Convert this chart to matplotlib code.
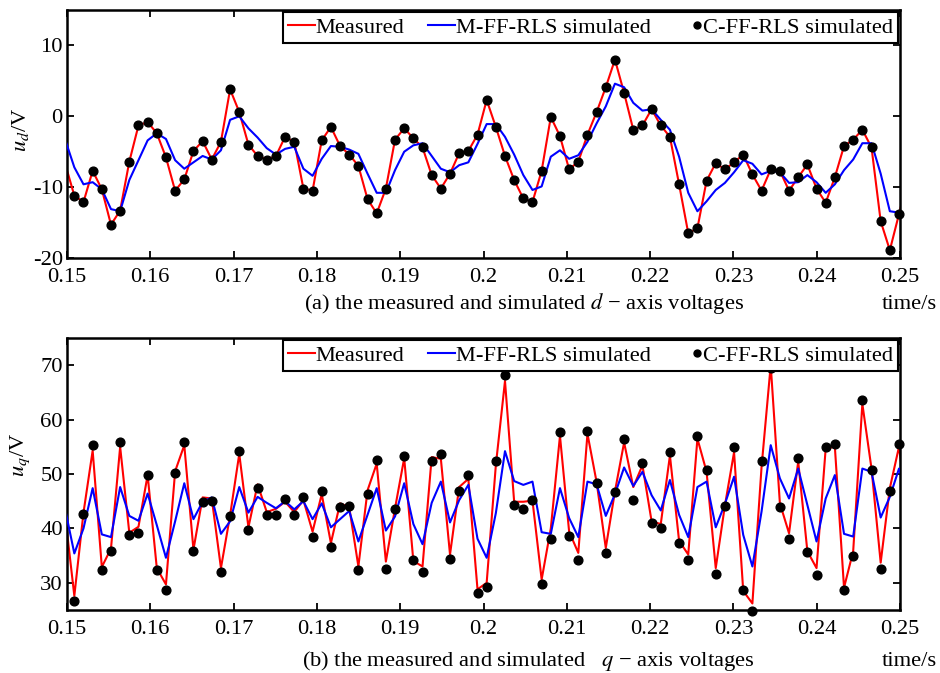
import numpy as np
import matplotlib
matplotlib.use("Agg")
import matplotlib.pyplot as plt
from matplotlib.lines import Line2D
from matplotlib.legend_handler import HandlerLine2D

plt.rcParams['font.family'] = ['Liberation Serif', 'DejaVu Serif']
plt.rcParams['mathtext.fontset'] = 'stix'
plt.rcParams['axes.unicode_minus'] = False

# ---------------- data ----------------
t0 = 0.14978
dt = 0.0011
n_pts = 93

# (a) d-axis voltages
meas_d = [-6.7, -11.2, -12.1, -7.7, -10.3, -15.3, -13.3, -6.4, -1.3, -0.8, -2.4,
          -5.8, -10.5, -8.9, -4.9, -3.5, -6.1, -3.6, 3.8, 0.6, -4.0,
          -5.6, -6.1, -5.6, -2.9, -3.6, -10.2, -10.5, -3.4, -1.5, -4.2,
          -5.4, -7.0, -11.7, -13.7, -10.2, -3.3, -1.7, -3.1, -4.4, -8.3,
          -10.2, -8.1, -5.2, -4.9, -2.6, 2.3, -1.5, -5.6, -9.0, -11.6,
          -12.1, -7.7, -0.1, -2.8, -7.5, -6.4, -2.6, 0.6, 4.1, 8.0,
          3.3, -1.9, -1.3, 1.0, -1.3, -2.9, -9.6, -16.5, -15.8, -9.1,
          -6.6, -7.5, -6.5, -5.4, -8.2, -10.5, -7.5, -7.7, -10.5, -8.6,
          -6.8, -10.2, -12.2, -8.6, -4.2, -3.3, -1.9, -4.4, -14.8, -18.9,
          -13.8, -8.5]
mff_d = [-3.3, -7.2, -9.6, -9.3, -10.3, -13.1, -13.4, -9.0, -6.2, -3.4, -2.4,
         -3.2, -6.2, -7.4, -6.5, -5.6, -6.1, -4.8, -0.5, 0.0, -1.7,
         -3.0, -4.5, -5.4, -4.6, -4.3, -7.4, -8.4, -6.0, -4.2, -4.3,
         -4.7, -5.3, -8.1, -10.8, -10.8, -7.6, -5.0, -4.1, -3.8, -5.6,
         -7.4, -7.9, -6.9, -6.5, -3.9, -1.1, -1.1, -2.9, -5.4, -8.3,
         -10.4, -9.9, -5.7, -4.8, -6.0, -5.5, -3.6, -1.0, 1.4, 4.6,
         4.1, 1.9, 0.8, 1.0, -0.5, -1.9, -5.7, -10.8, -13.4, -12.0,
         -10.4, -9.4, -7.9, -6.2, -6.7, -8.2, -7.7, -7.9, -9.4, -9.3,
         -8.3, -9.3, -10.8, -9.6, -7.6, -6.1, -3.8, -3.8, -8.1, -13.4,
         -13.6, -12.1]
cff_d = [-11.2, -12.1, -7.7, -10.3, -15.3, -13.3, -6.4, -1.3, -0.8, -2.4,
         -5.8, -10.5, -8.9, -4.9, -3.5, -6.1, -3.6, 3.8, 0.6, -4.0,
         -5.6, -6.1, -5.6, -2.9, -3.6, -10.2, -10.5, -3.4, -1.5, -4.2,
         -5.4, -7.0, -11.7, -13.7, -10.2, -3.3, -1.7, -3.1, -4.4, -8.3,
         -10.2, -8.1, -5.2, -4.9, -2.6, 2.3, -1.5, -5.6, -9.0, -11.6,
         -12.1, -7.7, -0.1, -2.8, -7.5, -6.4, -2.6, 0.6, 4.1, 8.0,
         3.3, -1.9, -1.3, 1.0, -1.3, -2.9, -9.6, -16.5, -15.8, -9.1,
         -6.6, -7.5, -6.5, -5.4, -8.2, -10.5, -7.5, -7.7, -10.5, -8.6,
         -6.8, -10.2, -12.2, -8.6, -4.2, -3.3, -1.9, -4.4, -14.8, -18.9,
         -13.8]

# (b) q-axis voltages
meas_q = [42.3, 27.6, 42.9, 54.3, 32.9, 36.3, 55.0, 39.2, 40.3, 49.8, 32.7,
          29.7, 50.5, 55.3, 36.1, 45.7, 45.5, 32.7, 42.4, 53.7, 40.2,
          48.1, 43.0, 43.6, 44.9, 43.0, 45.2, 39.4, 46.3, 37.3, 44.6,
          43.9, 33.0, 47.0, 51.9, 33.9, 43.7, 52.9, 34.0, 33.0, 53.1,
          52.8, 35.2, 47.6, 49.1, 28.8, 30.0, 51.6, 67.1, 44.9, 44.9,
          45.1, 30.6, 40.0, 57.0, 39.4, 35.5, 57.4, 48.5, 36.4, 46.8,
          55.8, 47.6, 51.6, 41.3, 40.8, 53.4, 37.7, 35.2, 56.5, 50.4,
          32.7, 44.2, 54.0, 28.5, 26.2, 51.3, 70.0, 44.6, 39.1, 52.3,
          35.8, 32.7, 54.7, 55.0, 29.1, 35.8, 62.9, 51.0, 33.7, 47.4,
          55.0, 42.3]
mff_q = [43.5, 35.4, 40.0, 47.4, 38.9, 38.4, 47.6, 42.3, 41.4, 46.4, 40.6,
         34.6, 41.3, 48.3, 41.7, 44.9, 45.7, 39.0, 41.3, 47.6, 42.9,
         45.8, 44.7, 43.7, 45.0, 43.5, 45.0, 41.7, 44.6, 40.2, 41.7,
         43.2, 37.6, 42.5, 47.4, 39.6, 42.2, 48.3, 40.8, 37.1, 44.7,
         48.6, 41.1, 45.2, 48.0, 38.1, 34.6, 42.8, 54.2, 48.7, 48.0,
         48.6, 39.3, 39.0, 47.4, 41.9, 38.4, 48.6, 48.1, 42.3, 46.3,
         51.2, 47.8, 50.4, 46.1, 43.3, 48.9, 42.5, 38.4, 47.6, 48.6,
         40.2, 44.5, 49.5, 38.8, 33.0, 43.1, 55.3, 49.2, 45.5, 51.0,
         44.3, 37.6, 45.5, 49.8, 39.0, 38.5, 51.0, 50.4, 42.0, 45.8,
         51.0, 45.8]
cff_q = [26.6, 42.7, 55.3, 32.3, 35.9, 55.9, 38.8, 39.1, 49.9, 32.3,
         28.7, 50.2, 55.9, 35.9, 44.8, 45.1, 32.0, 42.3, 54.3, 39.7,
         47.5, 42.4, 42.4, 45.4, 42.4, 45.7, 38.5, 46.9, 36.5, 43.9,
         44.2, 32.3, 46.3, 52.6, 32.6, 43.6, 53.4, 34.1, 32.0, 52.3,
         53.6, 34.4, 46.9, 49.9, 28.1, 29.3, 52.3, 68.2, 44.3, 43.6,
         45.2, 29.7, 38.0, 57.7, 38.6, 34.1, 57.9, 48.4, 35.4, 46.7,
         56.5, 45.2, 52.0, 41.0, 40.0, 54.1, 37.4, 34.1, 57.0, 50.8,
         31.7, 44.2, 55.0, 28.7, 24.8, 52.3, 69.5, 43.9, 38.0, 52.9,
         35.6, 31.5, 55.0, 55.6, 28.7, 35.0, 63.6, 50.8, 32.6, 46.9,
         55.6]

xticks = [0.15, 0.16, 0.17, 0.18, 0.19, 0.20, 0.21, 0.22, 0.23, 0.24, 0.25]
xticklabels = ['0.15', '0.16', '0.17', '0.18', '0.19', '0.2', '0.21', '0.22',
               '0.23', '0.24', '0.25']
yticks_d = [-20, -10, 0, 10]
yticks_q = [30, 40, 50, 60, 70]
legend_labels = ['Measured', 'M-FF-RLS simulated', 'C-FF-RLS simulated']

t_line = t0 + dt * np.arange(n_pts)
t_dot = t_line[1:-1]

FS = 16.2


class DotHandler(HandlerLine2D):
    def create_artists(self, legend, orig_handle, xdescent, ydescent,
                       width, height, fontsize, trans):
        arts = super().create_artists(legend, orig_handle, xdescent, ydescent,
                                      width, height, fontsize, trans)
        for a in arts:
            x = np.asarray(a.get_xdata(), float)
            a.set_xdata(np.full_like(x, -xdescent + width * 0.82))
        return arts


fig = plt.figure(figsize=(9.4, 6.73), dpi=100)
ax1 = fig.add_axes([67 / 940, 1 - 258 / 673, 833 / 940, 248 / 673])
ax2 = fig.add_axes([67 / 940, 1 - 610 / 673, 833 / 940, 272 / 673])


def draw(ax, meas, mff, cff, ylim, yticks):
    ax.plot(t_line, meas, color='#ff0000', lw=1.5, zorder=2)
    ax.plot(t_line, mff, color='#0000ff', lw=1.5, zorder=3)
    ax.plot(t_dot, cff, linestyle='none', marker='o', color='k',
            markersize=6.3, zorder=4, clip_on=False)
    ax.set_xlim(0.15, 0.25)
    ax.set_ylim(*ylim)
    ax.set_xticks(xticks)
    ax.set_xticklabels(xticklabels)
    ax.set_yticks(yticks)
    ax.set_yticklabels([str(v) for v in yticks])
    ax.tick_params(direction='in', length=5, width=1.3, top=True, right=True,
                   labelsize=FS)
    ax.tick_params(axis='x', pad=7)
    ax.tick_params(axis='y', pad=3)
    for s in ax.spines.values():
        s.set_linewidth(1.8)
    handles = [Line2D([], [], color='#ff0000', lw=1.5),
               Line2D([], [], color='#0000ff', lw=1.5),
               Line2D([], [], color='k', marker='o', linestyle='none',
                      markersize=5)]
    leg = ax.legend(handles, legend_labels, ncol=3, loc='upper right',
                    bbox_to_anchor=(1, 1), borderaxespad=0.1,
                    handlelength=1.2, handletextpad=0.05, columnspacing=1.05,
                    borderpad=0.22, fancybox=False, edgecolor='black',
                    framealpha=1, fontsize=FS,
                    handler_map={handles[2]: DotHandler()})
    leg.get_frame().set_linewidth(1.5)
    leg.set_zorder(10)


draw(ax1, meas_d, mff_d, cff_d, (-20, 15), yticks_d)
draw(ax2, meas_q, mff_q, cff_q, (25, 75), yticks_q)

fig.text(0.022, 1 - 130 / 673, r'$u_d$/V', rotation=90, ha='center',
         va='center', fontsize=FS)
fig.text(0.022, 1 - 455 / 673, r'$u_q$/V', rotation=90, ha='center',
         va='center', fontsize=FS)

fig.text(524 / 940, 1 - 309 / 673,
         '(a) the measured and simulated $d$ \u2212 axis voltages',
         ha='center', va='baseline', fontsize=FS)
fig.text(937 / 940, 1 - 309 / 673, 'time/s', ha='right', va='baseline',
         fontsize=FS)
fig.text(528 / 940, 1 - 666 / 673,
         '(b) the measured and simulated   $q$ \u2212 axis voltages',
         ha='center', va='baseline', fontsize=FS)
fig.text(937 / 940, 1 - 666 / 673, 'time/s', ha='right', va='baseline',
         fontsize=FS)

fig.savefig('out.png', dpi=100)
━━━━━━
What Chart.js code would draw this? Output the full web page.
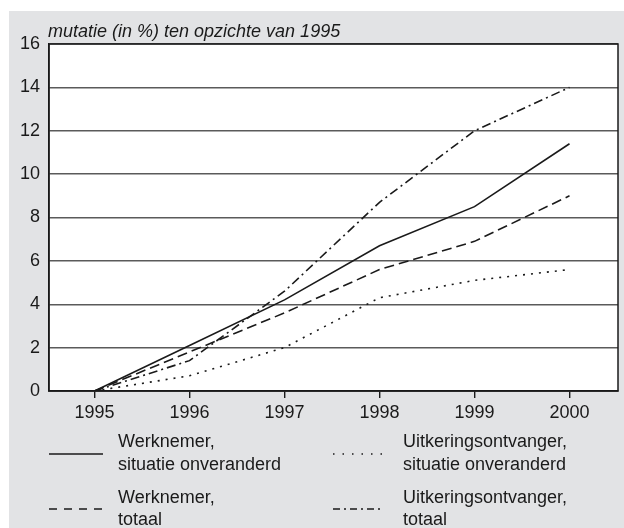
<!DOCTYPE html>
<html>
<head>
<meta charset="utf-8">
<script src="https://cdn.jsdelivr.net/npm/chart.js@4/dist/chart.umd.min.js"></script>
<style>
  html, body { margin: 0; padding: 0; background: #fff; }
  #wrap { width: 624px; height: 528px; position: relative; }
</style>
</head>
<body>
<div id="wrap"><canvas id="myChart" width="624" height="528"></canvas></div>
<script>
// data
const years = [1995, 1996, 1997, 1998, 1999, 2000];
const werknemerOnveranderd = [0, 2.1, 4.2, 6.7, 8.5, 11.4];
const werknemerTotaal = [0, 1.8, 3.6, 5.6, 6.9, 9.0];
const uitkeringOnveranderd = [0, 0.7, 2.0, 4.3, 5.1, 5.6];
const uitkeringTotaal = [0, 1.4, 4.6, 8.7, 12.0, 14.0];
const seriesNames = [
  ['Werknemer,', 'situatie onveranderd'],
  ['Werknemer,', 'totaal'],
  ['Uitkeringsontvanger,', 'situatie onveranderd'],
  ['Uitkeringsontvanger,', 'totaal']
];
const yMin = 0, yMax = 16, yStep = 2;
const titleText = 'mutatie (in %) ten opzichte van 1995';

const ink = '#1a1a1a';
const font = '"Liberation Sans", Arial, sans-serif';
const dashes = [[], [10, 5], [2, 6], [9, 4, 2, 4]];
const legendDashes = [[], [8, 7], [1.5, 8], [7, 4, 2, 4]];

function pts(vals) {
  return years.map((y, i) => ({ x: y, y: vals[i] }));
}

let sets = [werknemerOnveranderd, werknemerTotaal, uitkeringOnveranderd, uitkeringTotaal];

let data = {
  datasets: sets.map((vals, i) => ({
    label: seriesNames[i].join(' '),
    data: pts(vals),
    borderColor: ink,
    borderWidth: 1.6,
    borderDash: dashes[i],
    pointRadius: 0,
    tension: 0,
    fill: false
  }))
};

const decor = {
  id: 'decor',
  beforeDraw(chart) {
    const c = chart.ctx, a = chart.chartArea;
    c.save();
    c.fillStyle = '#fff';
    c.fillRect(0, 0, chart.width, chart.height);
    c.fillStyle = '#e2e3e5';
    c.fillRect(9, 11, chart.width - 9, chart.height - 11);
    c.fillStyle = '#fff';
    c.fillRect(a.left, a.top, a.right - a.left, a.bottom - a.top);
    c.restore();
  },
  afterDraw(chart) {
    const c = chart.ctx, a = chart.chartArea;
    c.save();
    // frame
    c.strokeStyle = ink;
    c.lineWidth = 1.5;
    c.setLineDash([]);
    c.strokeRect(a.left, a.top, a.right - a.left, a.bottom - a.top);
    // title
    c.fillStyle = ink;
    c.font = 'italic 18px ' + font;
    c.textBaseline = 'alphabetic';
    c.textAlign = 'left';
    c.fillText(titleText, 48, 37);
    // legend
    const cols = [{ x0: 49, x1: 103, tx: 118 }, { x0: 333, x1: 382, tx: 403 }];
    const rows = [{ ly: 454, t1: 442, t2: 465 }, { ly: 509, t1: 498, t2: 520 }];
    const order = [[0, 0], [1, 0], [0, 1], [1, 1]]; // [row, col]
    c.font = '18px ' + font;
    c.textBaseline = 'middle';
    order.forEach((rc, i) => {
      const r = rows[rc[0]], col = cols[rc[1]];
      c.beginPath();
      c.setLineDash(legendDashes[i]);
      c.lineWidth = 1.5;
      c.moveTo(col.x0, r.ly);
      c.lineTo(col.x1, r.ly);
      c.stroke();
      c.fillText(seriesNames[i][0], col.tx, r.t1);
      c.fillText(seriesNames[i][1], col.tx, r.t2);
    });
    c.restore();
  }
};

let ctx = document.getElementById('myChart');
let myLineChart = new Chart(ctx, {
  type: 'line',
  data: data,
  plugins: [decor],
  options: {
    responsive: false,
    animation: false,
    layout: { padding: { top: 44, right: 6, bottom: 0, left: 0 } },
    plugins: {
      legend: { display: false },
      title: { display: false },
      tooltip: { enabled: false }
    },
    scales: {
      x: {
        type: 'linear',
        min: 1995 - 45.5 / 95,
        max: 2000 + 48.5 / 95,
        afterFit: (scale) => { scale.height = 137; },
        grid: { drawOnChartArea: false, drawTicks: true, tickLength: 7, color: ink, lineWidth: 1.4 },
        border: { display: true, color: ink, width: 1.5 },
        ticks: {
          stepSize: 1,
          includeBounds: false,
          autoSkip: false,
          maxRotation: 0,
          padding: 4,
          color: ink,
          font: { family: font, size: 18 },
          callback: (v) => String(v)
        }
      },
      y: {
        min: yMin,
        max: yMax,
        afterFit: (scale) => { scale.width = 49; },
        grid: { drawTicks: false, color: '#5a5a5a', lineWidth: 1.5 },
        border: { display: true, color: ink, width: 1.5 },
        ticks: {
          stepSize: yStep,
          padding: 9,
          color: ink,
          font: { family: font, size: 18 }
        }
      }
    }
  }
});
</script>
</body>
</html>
━━━━━━
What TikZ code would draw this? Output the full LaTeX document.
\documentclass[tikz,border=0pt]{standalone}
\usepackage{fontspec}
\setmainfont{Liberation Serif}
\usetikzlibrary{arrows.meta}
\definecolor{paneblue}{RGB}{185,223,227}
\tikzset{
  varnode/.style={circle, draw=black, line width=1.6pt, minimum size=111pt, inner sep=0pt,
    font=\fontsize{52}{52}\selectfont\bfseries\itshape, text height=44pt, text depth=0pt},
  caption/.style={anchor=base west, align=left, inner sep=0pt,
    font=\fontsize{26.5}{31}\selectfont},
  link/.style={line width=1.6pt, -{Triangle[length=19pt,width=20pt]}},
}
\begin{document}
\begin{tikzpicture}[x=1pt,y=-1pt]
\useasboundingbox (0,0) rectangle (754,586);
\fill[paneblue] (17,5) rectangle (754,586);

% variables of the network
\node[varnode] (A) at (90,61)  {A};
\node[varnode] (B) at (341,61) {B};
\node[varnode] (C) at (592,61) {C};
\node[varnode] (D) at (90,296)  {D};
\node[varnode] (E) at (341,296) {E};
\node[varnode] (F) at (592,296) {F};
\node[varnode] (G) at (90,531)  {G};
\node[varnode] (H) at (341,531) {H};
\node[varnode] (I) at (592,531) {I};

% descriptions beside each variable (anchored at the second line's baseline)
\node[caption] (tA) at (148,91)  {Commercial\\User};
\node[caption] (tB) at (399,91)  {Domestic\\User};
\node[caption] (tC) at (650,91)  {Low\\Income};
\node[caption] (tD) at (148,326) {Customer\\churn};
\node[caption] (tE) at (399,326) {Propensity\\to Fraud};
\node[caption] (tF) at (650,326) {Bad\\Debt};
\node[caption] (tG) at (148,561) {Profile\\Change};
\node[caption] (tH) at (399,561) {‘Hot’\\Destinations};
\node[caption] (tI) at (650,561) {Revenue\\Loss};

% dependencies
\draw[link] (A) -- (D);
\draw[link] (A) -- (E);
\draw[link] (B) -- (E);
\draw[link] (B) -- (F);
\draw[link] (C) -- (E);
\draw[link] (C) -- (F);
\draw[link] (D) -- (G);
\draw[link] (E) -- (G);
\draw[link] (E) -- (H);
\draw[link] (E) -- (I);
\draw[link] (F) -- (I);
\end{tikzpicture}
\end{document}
━━━━━━
> _Set problem_: Repeat exactly, and only, the entries from the line with "Convert this chart to matplotlib code." through the line with "from matplotlib.legend_handler import". Pictures are skipped.

> _Output_:
Convert this chart to matplotlib code.
import numpy as np
import matplotlib
matplotlib.use("Agg")
import matplotlib.pyplot as plt
from matplotlib.lines import Line2D
from matplotlib.legend_handler import HandlerLine2D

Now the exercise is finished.